*** Given information
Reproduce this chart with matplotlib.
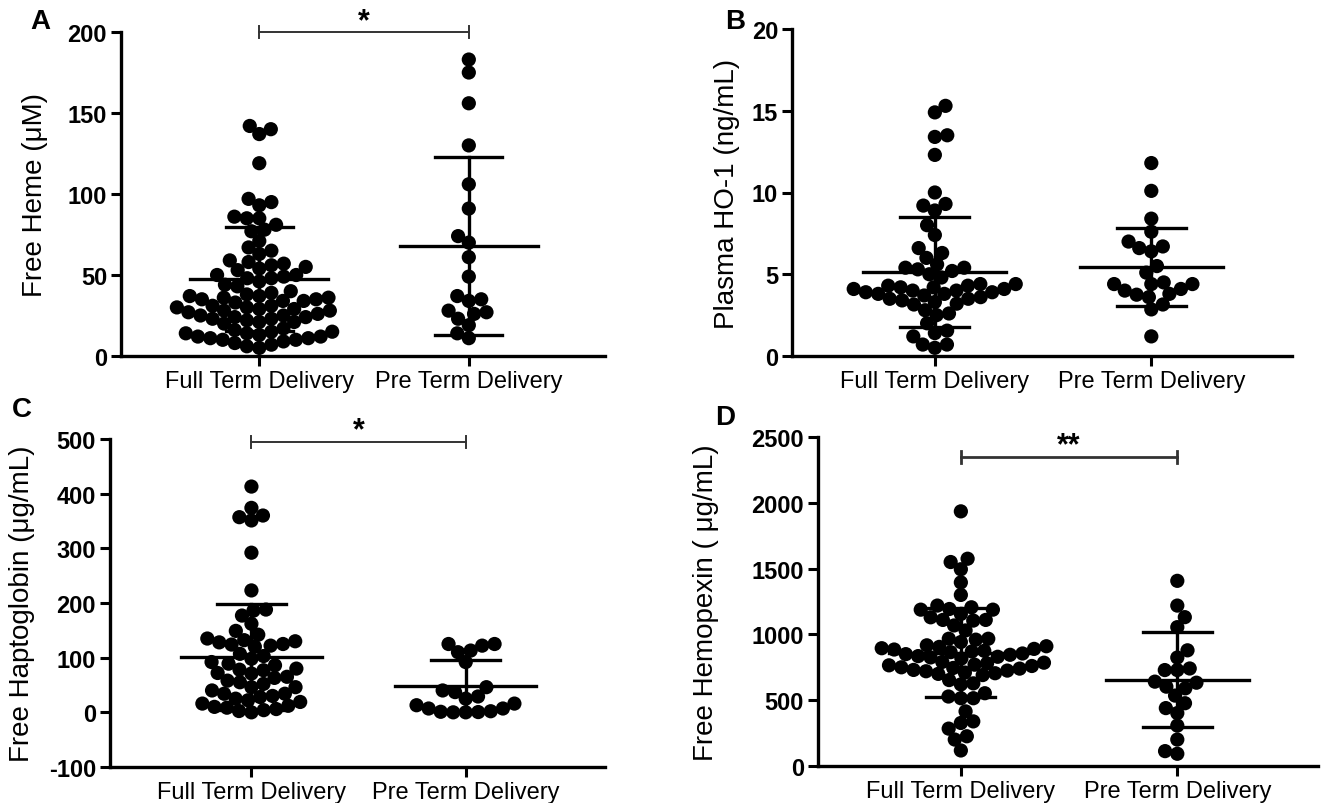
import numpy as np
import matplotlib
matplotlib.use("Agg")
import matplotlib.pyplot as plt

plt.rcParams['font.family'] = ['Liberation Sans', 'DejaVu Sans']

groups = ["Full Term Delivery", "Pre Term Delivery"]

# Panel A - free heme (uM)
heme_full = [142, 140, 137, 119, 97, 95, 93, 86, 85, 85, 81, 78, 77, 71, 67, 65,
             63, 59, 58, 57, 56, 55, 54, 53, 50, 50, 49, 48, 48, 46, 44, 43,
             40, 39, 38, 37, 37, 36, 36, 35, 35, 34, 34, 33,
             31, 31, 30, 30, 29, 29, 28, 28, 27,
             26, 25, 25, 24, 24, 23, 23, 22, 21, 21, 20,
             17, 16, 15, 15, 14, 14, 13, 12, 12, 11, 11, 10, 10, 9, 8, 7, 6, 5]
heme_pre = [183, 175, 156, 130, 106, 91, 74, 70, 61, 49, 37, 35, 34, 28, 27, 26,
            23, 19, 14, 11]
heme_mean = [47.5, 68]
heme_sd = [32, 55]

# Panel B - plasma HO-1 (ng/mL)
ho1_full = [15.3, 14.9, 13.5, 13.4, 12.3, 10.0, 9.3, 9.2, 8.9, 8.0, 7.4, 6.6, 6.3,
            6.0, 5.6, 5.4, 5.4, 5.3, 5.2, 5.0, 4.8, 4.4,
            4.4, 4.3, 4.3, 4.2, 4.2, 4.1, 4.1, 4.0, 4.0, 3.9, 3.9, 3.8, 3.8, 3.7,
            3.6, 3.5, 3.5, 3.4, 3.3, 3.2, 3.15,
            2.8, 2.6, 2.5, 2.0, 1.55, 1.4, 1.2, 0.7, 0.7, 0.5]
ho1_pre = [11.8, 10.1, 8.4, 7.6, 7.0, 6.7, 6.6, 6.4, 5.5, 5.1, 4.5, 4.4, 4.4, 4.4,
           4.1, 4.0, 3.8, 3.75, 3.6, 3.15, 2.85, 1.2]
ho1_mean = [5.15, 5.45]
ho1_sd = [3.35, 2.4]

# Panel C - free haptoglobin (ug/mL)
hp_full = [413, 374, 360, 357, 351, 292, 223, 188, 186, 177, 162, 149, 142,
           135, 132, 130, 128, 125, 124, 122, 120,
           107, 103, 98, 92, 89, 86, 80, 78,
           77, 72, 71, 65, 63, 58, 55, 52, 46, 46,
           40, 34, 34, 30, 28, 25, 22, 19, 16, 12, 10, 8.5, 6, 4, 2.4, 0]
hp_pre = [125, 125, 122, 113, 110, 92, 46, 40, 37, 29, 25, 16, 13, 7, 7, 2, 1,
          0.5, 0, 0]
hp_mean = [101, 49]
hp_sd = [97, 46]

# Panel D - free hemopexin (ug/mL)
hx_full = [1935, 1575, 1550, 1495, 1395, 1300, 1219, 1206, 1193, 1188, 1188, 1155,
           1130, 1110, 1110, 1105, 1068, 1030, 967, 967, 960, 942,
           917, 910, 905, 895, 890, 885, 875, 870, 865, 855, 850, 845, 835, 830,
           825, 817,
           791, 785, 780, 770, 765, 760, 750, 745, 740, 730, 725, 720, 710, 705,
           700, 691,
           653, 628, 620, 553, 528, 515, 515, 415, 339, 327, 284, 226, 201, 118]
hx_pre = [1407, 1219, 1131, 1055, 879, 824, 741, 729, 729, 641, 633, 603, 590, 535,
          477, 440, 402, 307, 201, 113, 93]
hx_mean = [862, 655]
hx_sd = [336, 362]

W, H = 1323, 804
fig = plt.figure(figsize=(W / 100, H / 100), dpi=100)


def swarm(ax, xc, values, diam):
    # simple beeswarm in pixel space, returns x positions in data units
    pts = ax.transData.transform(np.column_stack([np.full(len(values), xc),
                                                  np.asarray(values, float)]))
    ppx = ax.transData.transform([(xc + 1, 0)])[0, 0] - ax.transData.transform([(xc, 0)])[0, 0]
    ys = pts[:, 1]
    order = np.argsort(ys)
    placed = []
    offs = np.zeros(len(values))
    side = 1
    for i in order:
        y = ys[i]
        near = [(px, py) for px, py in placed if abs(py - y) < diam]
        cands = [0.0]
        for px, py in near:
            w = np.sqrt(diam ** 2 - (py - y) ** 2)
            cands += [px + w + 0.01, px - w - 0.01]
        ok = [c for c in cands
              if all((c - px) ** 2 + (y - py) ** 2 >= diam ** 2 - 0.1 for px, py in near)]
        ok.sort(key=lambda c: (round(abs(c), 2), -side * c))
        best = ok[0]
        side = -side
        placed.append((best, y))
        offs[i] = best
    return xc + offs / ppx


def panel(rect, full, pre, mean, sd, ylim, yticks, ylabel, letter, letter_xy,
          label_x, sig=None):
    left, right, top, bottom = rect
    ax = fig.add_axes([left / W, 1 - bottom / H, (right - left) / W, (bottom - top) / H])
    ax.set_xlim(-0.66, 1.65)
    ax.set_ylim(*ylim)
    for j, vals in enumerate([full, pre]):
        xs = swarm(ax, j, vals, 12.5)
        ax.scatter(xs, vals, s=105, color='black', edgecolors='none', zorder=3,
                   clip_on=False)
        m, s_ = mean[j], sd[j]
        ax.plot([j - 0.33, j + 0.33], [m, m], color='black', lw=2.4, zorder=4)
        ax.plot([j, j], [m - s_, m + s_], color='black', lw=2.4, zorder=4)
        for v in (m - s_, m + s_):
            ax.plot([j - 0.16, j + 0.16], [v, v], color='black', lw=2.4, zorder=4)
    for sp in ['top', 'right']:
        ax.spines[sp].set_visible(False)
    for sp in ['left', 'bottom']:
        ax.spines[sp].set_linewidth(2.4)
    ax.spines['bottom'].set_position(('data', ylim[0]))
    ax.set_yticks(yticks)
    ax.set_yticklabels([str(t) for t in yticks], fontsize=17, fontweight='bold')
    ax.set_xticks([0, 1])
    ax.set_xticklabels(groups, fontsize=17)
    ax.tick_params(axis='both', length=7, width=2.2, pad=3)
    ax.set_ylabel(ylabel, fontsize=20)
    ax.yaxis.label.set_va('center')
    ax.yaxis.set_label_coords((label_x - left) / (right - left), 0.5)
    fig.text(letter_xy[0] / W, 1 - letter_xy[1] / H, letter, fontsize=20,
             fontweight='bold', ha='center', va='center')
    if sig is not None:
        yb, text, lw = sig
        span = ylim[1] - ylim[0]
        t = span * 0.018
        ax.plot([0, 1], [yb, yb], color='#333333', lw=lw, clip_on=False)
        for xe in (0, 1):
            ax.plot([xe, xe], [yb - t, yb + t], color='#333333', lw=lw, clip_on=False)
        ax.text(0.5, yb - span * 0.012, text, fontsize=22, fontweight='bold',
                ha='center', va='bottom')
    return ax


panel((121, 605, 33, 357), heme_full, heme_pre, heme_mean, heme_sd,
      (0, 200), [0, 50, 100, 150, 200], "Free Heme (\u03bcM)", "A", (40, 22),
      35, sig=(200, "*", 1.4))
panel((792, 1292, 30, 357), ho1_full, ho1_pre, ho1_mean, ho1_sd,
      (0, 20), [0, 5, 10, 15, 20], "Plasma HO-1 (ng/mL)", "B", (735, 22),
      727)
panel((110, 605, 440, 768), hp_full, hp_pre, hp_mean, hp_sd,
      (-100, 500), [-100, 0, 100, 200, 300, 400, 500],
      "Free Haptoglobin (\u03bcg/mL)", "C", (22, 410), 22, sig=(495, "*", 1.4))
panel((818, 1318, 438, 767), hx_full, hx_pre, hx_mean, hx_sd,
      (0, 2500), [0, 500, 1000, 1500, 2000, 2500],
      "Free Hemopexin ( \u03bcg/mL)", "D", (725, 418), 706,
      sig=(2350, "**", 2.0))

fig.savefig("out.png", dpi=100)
******
Problem details
In the data above, please extract the lines from the first one through the line with "heme_sd = [32, 55]", exactly, and keep pictures out.

Reply
Reproduce this chart with matplotlib.
import numpy as np
import matplotlib
matplotlib.use("Agg")
import matplotlib.pyplot as plt

plt.rcParams['font.family'] = ['Liberation Sans', 'DejaVu Sans']

groups = ["Full Term Delivery", "Pre Term Delivery"]

# Panel A - free heme (uM)
heme_full = [142, 140, 137, 119, 97, 95, 93, 86, 85, 85, 81, 78, 77, 71, 67, 65,
             63, 59, 58, 57, 56, 55, 54, 53, 50, 50, 49, 48, 48, 46, 44, 43,
             40, 39, 38, 37, 37, 36, 36, 35, 35, 34, 34, 33,
             31, 31, 30, 30, 29, 29, 28, 28, 27,
             26, 25, 25, 24, 24, 23, 23, 22, 21, 21, 20,
             17, 16, 15, 15, 14, 14, 13, 12, 12, 11, 11, 10, 10, 9, 8, 7, 6, 5]
heme_pre = [183, 175, 156, 130, 106, 91, 74, 70, 61, 49, 37, 35, 34, 28, 27, 26,
            23, 19, 14, 11]
heme_mean = [47.5, 68]
heme_sd = [32, 55]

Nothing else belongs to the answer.